Work required =>
For the listing below, give the number of lines in which "Output" occurs. Add nothing.

Dataset content =>
◇ ◇ ◇ ◇ ◇ ◇ ◇
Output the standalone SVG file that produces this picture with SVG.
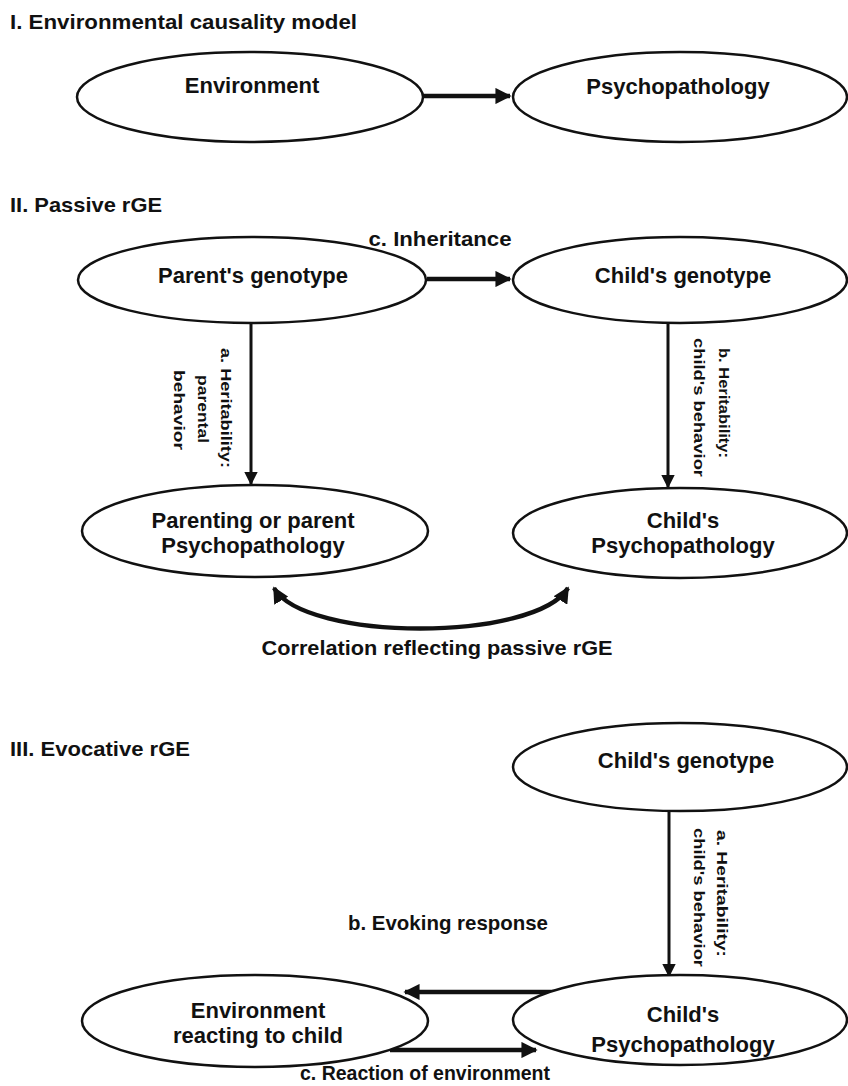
◇ ◇ ◇ ◇ ◇ ◇ ◇
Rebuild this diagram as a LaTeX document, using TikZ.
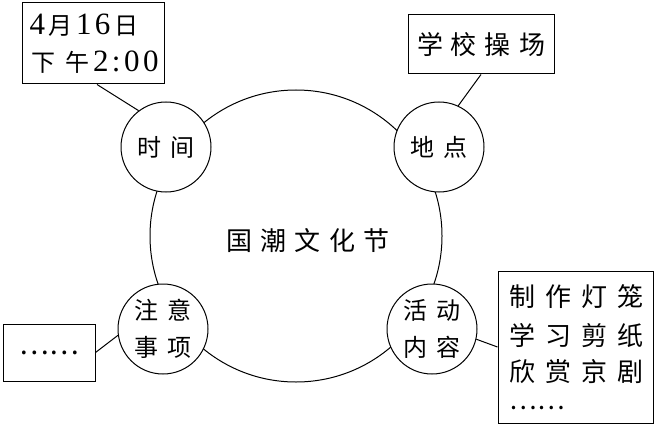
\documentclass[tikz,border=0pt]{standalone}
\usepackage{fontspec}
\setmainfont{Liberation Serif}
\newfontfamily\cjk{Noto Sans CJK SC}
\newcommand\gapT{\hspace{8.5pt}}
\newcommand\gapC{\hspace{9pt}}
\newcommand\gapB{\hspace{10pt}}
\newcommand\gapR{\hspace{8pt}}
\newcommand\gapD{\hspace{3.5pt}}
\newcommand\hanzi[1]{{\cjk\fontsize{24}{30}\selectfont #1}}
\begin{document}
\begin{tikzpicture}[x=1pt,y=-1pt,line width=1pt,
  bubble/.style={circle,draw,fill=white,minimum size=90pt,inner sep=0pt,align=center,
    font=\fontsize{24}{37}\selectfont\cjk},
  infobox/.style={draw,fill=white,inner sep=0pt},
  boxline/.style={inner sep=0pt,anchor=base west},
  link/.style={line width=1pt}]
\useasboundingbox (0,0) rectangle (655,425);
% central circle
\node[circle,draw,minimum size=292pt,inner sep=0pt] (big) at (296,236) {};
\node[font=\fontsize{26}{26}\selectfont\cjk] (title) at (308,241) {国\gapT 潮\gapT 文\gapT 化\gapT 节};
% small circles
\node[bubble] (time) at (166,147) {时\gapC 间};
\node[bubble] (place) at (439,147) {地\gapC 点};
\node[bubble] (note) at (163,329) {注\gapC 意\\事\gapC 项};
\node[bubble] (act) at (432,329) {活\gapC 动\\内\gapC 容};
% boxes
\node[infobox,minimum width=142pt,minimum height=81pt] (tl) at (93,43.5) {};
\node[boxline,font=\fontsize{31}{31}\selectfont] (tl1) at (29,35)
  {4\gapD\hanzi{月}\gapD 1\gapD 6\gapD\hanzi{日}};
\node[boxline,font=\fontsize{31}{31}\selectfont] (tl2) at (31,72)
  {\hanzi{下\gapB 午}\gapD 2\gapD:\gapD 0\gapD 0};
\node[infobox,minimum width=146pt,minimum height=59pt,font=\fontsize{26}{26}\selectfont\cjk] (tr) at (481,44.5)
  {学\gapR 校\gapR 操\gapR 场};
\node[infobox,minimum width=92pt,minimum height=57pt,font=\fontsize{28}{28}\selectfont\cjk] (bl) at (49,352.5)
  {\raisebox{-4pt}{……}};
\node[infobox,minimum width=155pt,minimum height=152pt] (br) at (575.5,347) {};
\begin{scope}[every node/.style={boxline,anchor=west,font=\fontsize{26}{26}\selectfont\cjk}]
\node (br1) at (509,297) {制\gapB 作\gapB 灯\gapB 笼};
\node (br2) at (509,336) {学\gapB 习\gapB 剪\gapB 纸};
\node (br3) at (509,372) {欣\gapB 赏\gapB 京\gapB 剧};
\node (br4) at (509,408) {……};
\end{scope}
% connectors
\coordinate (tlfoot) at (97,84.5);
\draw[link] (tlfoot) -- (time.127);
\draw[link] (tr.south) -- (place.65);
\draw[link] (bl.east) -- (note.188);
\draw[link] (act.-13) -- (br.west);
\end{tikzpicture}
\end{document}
◇ ◇ ◇ ◇ ◇ ◇ ◇
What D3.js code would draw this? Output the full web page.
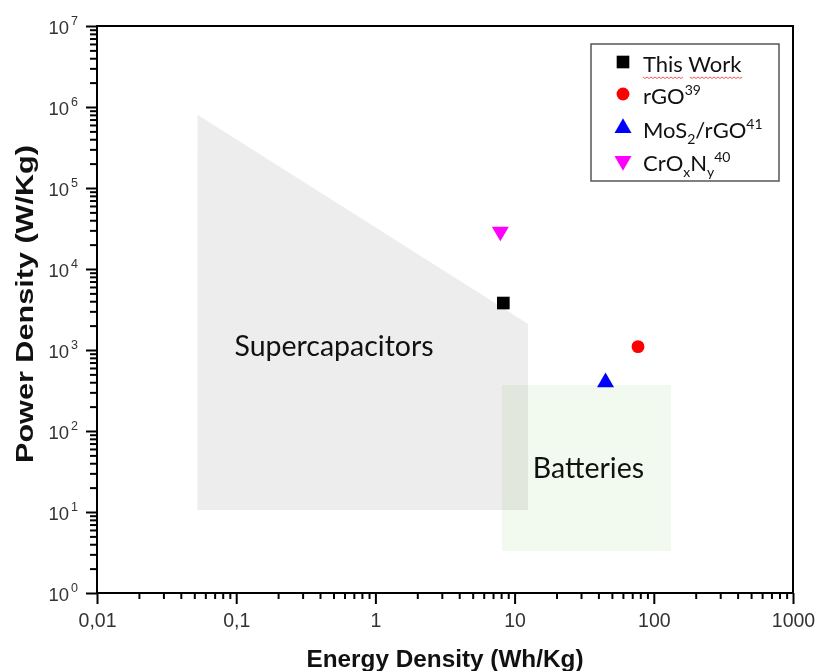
◇ ◇ ◇ ◇ ◇ ◇ ◇
Response to this task =>
2